A study of six Belgian doctors and scientists published in the British Medical Journal shows that euthanasia was carried out for 35 out of 100 patients who requested it on the basis of unbearable psychological suffering

BMJ study

Of 100 patients who filed a demand for euthanasia on the basis of unbearable psychological suffering between October 2007 and 2011, 35 died after euthanasia was carried out. That was shown by a study of six Belgian doctors and scientists, published in the British Medical Journal. It’s the first time such a study has been published.

Euthanasia because of unbearable psychological suffering is only allowed under very strict conditions in Belgium. It can only be carried out if there is no likelihood of sustainable improvement and no effective therapy available.

Ninety of the 100 patients in the study had previously been diagnosed with more than one psychiatric disorder. About half suffered from depression and/or personality disorders, and 12 patients were diagnosed with Asperger’s syndrome after an additional examination.
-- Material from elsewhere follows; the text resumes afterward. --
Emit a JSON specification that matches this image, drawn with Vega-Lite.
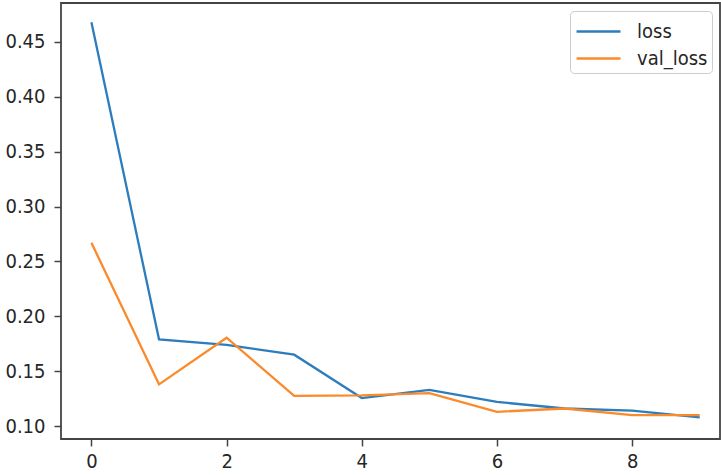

The demands of 48 of the 100 patients were accepted and in 35 cases effectively carried out. Eight people explicitly indicated that the approval was psychologically reassuring enough to postpone the euthanasia. Two patients killed themselves, two cancelled under pressure from family and one was taken to a penitentiary institution.

Of the other 52 patients, 38 cancelled their request before the end of the procedure. For eight of them, the procedure is continuing. Four patients killed themselves, one died after palliative sedation and one died from their disorder.